We describe a technique called the air lift for improving safety and reducing risk of chondrolabral injury while establishing the modified midanterior portal. This is a simple technique that involves placing a minimum of 60 cc of air through the arthroscope to facilitate greater precision, efficiency, and safety of mid anterior portal placement. The anterolateral viewing portal has been created under fluoroscopic guidance and we are viewing through this with a 70° arthroscope (Stryker, Denver, CO). We illustrate this technique in the 3 distinct examples to follow. The first is a situation in which the ideal placement of the needle puts the femoral head at risk of iatrogenic injury, as shown by this arrow. Use of the air lift in this case creates substantial expansion of the anterior triangle. This amount of decreased exposure is common in patients with at least some baseline soft-tissue laxity. In patients like this, it is critical to preserve the hip capsule with a strong and complete capsule repair. One of the key technical steps in achieving this is making the interportal capsulotomy far enough from the acetabular rim to preserve enough capsule for optimal suture placement. This is one of our favorite applications of the air-lift technique. The next case is a more typical example of a small anterior triangle.

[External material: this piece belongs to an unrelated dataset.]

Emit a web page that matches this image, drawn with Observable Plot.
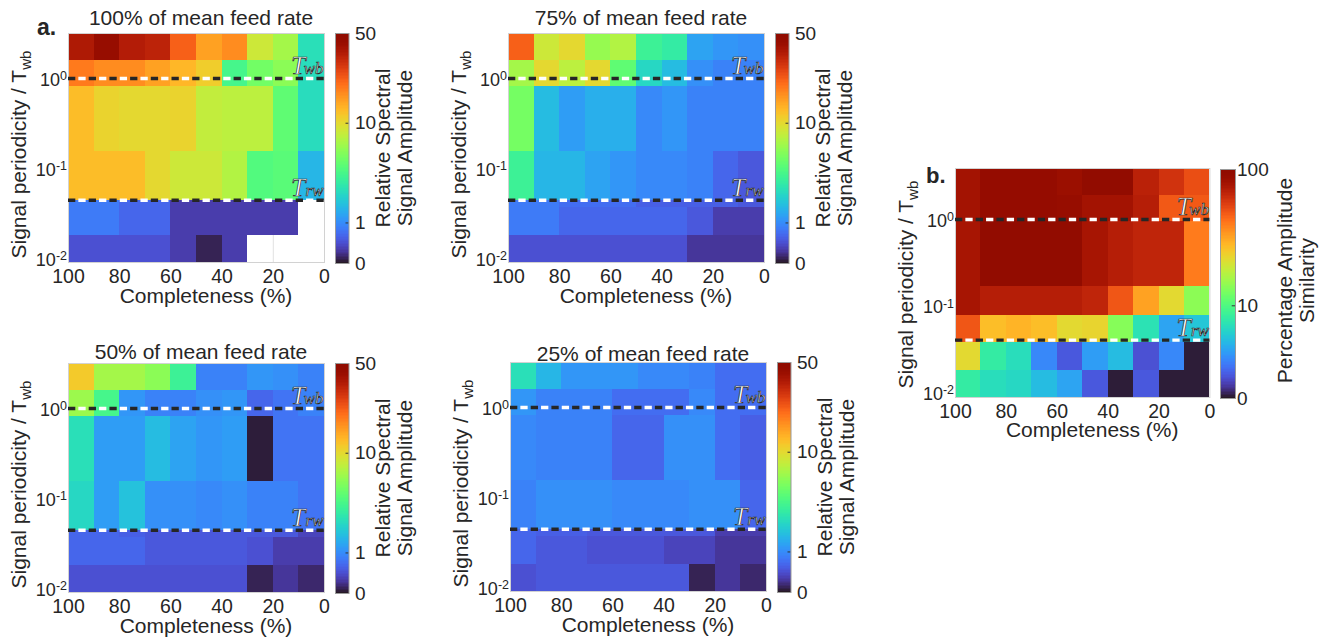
<!DOCTYPE html>
<html>
<head>
<meta charset="utf-8">
<script src="https://cdn.jsdelivr.net/npm/d3@7"></script>
<script src="https://cdn.jsdelivr.net/npm/@observablehq/plot@0.6"></script>
<style>
  body { margin: 0; background: #fff; }
  #fig { position: relative; width: 1326px; height: 639px; overflow: hidden; background: #fff; }
  #fig svg { position: absolute; overflow: visible; }
</style>
</head>
<body>
<div id="fig"></div>
<script>
// ---------------- data ----------------
const completeness = [100, 90, 80, 70, 60, 50, 40, 30, 20, 10, 0];   // column edges (%)
const completenessTicks = [100, 80, 60, 40, 20, 0];
const periodTicks = [1, 0.1, 0.01];
// row edges of signal periodicity / Twb (top to bottom)
const periodEdgesA = [3.16, 1.60, 0.807, 0.153, 0.0445, 0.0366, 0.0179, 0.00904];
const periodEdgesB = [3.88, 1.91, 0.94, 0.166, 0.0783, 0.0375, 0.0178, 0.00875];
const periodTwb = 1;
const periodTrwA = 0.0445;
const periodTrwB = 0.0403;

// Relative spectral signal amplitude (rows top->bottom, columns completeness 100->0)
const amp100 = [
  [36, 43, 35, 33, 22, 15, 17, 8.5, 6.7, 2.5],
  [19, 17, 17, 15, 13, 11, 3.6, 5.0, 5.8, 2.4],
  [12.4, 10.5, 10, 10, 10.5, 8, 7.7, 7.7, 4.4, 2.4],
  [12.4, 12.4, 12.4, 10, 8.5, 8.5, 7.3, 4.0, 4.2, 1.57],
  [0.8, 0.8, 0.6, 0.6, 0.27, 0.27, 0.27, 0.27, 0.27, null],
  [0.8, 0.8, 0.6, 0.6, 0.27, 0.27, 0.27, 0.27, 0.27, null],
  [0.42, 0.42, 0.42, 0.42, 0.27, 0.08, 0.27, null, null, null]
];
const amp75 = [
  [22, 8.5, 10, 6.2, 7.3, 3.3, 2.95, 1.28, 1.1, 1.03],
  [6.7, 10, 7.7, 10, 4.4, 2.26, 1.67, 1.03, 0.88, 0.88],
  [5.1, 1.67, 1.19, 1.45, 1.45, 0.95, 1.1, 0.88, 0.88, 0.88],
  [3.3, 1.57, 1.57, 1.28, 1.1, 0.95, 0.95, 0.88, 0.6, 0.48],
  [0.8, 0.8, 0.67, 0.67, 0.67, 0.54, 0.54, 0.54, 0.54, 0.48],
  [0.8, 0.8, 0.6, 0.6, 0.6, 0.6, 0.6, 0.48, 0.27, 0.27],
  [0.42, 0.42, 0.42, 0.42, 0.42, 0.42, 0.42, 0.22, 0.22, 0.22]
];
const amp50 = [
  [11.3, 6.7, 6.7, 5.8, 3.3, 0.88, 0.88, 1.1, 1.03, 0.88],
  [6.4, 3.6, 1.1, 0.88, 0.88, 1.03, 1.1, 0.6, 0.73, 0.88],
  [2.5, 1.19, 1.19, 1.67, 1.28, 1.1, 1.19, 0.04, 0.73, 0.73],
  [2.26, 1.19, 1.78, 1.03, 1.03, 0.95, 1.03, 0.88, 0.88, 0.73],
  [0.6, 0.6, 0.54, 0.48, 0.48, 0.48, 0.48, 0.48, 0.48, 0.32],
  [0.6, 0.6, 0.6, 0.48, 0.48, 0.48, 0.48, 0.42, 0.27, 0.27],
  [0.42, 0.42, 0.42, 0.42, 0.42, 0.42, 0.42, 0.08, 0.22, 0.12]
];
const amp25 = [
  [2.5, 1.57, 1.1, 1.1, 1.1, 0.95, 0.95, 0.88, 0.67, 0.67],
  [1.1, 0.88, 0.88, 0.88, 0.67, 0.67, 0.67, 0.95, 0.67, 0.67],
  [0.95, 0.88, 0.88, 0.88, 0.6, 0.6, 1.03, 1.03, 0.67, 0.54],
  [0.88, 1.03, 1.03, 1.03, 0.95, 0.95, 0.95, 1.03, 1.03, 0.6],
  [0.6, 0.54, 0.54, 0.48, 0.48, 0.48, 0.48, 0.48, 0.27, 0.27],
  [0.6, 0.48, 0.48, 0.42, 0.42, 0.42, 0.32, 0.32, 0.22, 0.22],
  [0.42, 0.48, 0.48, 0.48, 0.48, 0.48, 0.48, 0.08, 0.22, 0.12]
];
// Percentage amplitude similarity (panel b)
const similarity = [
  [80, 90, 90, 90, 85, 93, 93, 70, 62, 53],
  [80, 90, 90, 90, 88, 80, 80, 72, 50, 50],
  [78, 93, 93, 93, 93, 78, 72, 68, 68, 42],
  [78, 72, 72, 72, 72, 68, 51, 34, 23.5, 14.5],
  [51, 28.7, 30.5, 28.7, 23.5, 24.4, 14, 6.8, 3.5, 5],
  [23.5, 7.7, 6.4, 2.6, 1.36, 3.27, 4.5, 1.2, 2.6, 0.11],
  [7.7, 6.4, 6, 4.5, 3.5, 1.36, 0.11, 1.36, 0.11, 0.11]
];
const ampTicks = [0, 1, 10, 50];
const simTicks = [0, 10, 100];
const feedTitles = ["100% of mean feed rate", "75% of mean feed rate", "50% of mean feed rate", "25% of mean feed rate"];
const gridCompleteness = [80, 60, 40, 20];

// ---------------- styles / layout ----------------
const FONT = '"Liberation Sans", Arial, Helvetica, sans-serif';
const SERIF = '"Liberation Serif", "Times New Roman", serif';
const INK = "#262626";
const colorA = {type: "symlog", constant: 1, domain: [0, 50], scheme: "turbo"};
const colorB = {type: "symlog", constant: 3.3, domain: [0, 100], scheme: "turbo"};
const ML = 70, MT = 40, MR = 14, MB = 52;

const fig = document.getElementById("fig");

function place(svg, left, top) {
  svg.style.left = left + "px";
  svg.style.top = top + "px";
  fig.appendChild(svg);
}

function addText(svg, o) {
  const t = d3.select(svg).append("text")
    .attr("transform", `translate(${o.x},${o.y})` + (o.rotate ? ` rotate(${o.rotate})` : ""))
    .attr("text-anchor", o.anchor || "middle")
    .attr("font-size", o.size)
    .attr("font-weight", o.weight || "normal")
    .attr("font-family", FONT)
    .attr("fill", INK)
    .text(o.text);
  if (o.sub) t.append("tspan").attr("font-size", o.size * 0.72).attr("dy", o.size * 0.22).text(o.sub);
  return t;
}

function powerTicks(svg) {
  d3.select(svg).selectAll("text").each(function () {
    const m = /^10\^(-?\d+)$/.exec(this.textContent);
    if (!m) return;
    const t = d3.select(this);
    t.text(null).attr("dy", null).attr("y", null).attr("font-size", 18);
    t.append("tspan").attr("dy", 7.4).text("10");
    t.append("tspan").attr("dy", -5.5).attr("font-size", 12.5).text(m[1]);
  });
}

function heatmap(matrix, edges, trw, color, g) {
  const cells = [];
  matrix.forEach((row, i) => row.forEach((v, j) => {
    if (v != null) cells.push({c1: completeness[j], c2: completeness[j + 1], p1: edges[i], p2: edges[i + 1], v});
  }));
  const marks = [{p: periodTwb, sub: "wb"}, {p: trw, sub: "rw"}];
  const svg = Plot.plot({
    width: ML + g.w + MR, height: MT + g.h + MB,
    marginLeft: ML, marginTop: MT, marginRight: MR, marginBottom: MB,
    style: {background: "transparent", fontFamily: FONT, fontSize: "19.5px", color: INK},
    x: {domain: [100, 0], ticks: completenessTicks, tickSize: 0, tickPadding: 6.5, label: null, tickFormat: d => String(d)},
    y: {type: "log", domain: [edges[edges.length - 1], edges[0]], ticks: periodTicks, tickSize: 0, tickPadding: 1.5,
        label: null, tickFormat: d => "10^" + Math.round(Math.log10(d))},
    color,
    marks: [
      Plot.ruleX(gridCompleteness, {stroke: "#e2e2e2"}),
      Plot.rect(cells, {x1: "c1", x2: "c2", y1: "p1", y2: "p2", fill: "v", shapeRendering: "crispEdges"}),
      Plot.frame({stroke: "#d2d2d2"}),
      Plot.ruleY([periodTwb, trw], {stroke: "#262626", strokeWidth: 3.4, strokeDasharray: "7.3 13.4"}),
      Plot.ruleY([periodTwb, trw], {stroke: "white", strokeWidth: 3.4, strokeDasharray: "7.3 13.4", strokeDashoffset: 10.35}),
      Plot.text(marks, {x: 0, y: "p", text: "sub", textAnchor: "end", lineAnchor: "bottom", dx: -1, dy: -4,
        fontSize: 17, fontStyle: "italic", fontFamily: SERIF, fill: "white", stroke: "#2a2a2a", strokeWidth: 0.7, paintOrder: "normal"}),
      Plot.text(marks, {x: 0, y: "p", text: () => "T", textAnchor: "end", lineAnchor: "bottom", dx: -19, dy: -4,
        fontSize: 26, fontStyle: "italic", fontFamily: SERIF, fill: "white", stroke: "#2a2a2a", strokeWidth: 0.7, paintOrder: "normal"})
    ]
  });
  powerTicks(svg);
  const cx = ML + g.w / 2;
  if (g.title) addText(svg, {x: cx + 5, y: g.titleY - g.top + MT, size: 21, text: g.title});
  addText(svg, {x: ML - 41.6, y: MT + g.h / 2 + g.ylabOff, size: 21, rotate: -90, text: "Signal periodicity / T", sub: "wb"});
  addText(svg, {x: cx + 10, y: MT + g.h + 40.5, size: 21, text: "Completeness (%)"});
  place(svg, g.left - ML, g.top - MT);
}

function colorbar(color, ticks, g) {
  const s = d3.scaleSymlog().constant(color.constant).domain(color.domain).range([0, 1]);
  const N = 160;
  const bins = d3.range(N).map(i => ({lo: s.invert(i / N), hi: s.invert((i + 1) / N), mid: s.invert((i + 0.5) / N)}));
  const CT = 12, CB = 12, CR = 120;
  const svg = Plot.plot({
    width: g.w + CR, height: g.h + CT + CB,
    marginLeft: 0, marginRight: CR, marginTop: CT, marginBottom: CB,
    style: {background: "transparent", fontFamily: FONT, fontSize: "19px", color: INK},
    x: {domain: [0, 1], axis: null},
    y: {type: "symlog", constant: color.constant, domain: color.domain, ticks, tickSize: 0, tickPadding: g.pad,
        axis: "right", label: null, tickFormat: d => String(d)},
    color,
    marks: [
      Plot.rect(bins, {x1: 0, x2: 1, y1: "lo", y2: "hi", fill: "mid", shapeRendering: "crispEdges"}),
      Plot.ruleY(ticks.slice(1, -1), {x1: 0.78, x2: 1, stroke: "#333", strokeWidth: 1}),
      Plot.frame({stroke: "#9a9a9a"})
    ]
  });
  const cy = CT + g.h / 2 + (g.labOff || 0);
  g.lines.forEach((line, i) => addText(svg, {x: g.offs[i], y: cy, size: 21, rotate: -90, text: line}));
  place(svg, g.left, g.top - CT);
}

// ---------------- build ----------------
const panelA = [
  {values: amp100, left: 68.3, top: 33.3, titleY: 25.5, cb: {left: 335, top: 33.3}},
  {values: amp75, left: 508.3, top: 33.3, titleY: 25, cb: {left: 775, top: 33.3}},
  {values: amp50, left: 68.3, top: 363.3, titleY: 359, cb: {left: 334.5, top: 363.3}},
  {values: amp25, left: 510.3, top: 361.5, titleY: 360, cb: {left: 777, top: 361.7}}
];
panelA.forEach((p, i) => {
  heatmap(p.values, periodEdgesA, periodTrwA, colorA,
    {left: p.left, top: p.top, w: 256, h: 229, title: feedTitles[i], titleY: p.titleY, ylabOff: 7});
  colorbar(colorA, ampTicks,
    {left: p.cb.left, top: p.cb.top, w: 13.5, h: 230, pad: 6, lines: ["Relative Spectral", "Signal Amplitude"], offs: [55, 77]});
});
heatmap(similarity, periodEdgesB, periodTrwB, colorB,
  {left: 955.3, top: 168.3, w: 254.4, h: 229, title: null, ylabOff: 2});
colorbar(colorB, simTicks,
  {left: 1220, top: 169.3, w: 15, h: 229, pad: 1.5, lines: ["Percentage Amplitude", "Similarity"], offs: [72, 93.5], labOff: -3});

// panel letters
const over = d3.create("svg").attr("width", 1326).attr("height", 639).style("left", "0px").style("top", "0px").node();
addText(over, {x: 37, y: 35, size: 23, weight: "bold", anchor: "start", text: "a."});
addText(over, {x: 926, y: 183, size: 22, weight: "bold", anchor: "start", text: "b."});
fig.appendChild(over);
</script>
</body>
</html>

Although midanterior portal placement is possible, the window for placement is small, which can lead to iatrogenic injury or prolonged access time. Here you can see the air lift creates less space than in the previous example but that incremental space is of high value, doubling the accessible space of the anterior triangle. This case required repeating the air lift to optimize needle placement. You can see here, where the air lift allowed to see that placement of the needle would have caused iatrogenic injury, and we then moved the needle to a more optimal, safer location. The final case, is a collegiate football lineman with a large cam morphology, and you can see the increased exposure the air lift generates. This example demonstrates how the air lift can generate resistance against the anterior capsule to make needle placement safer. This example also demonstrates optimal insertion depth of the needle; no further than is necessary to allow placement of the wire. The final series of images review these 3 cases before and after the air lift. We hope this simple but effective technique can be useful to you in your practice.